Sometimes you just feel like the baddest thing on two legs. And then you get your portrait painted and you channel your inner diva. And then you’re immortalized in paint and we’re looking at you, hung up in a literal museum at your freshest. And you know it. And you’ll be there for all time with the best “come at me” look you’ve ever given.
Yeah. Sometimes that happens.
““I’m not saying that I’m perfect. I’m just saying that my lips are orange and my hair is wrapped about my neck like a scarf and I’m still gonna steal your boyfriend.”
“You guys. Look.

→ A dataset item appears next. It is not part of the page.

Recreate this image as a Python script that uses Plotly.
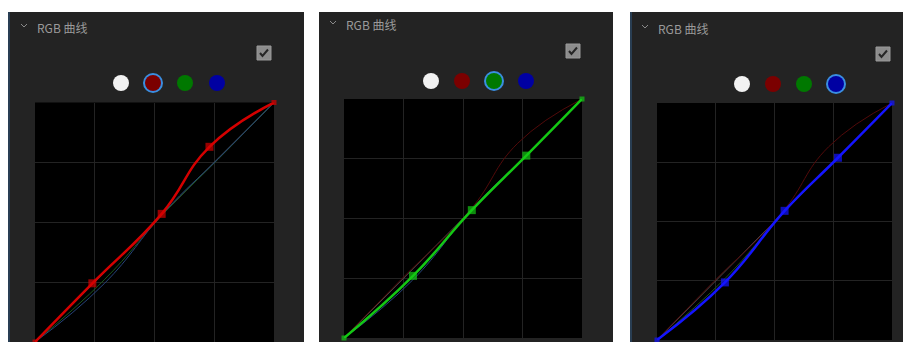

I can dance and also pull off mom jeans. Who said early America was the worst? Also you guys look stupid in your hats. Damn this pink shirt really brings out my ‘I’ve been workin on the railroad’ glow.”
“I hate to quote Lil’ Wayne, because I usually go with Sarte, but I’m a woman, an artist, a collar connoisseur, plus look at this lace. THIS F*CKING LACE THAT I PAINTED IS INSANE. So it feels appropriate. Because bitch I AM the bomb like Tick Tick.”
“And then I was like – ‘ok fine I’ll save Egypt’ and I didn’t even break a sweat because these curls do not do sweat. Also, speaking of my hair, do we love my hair or do we love my hair? DAMN. It’s like I was chosen by God or something. Someone should write a full-length Broadway musical about me.”
“And then I said, ‘no, make it look like pincers of a crab on my forehead.’ And the outfit was complete. I didn’t even need a youtube tutorial to help me tie this ascot. No seriously. You don’t believe me? FINE I’M GOING TO UNTIE IT AND THEN TIE IT AGAIN IN FRONT OF YOU.”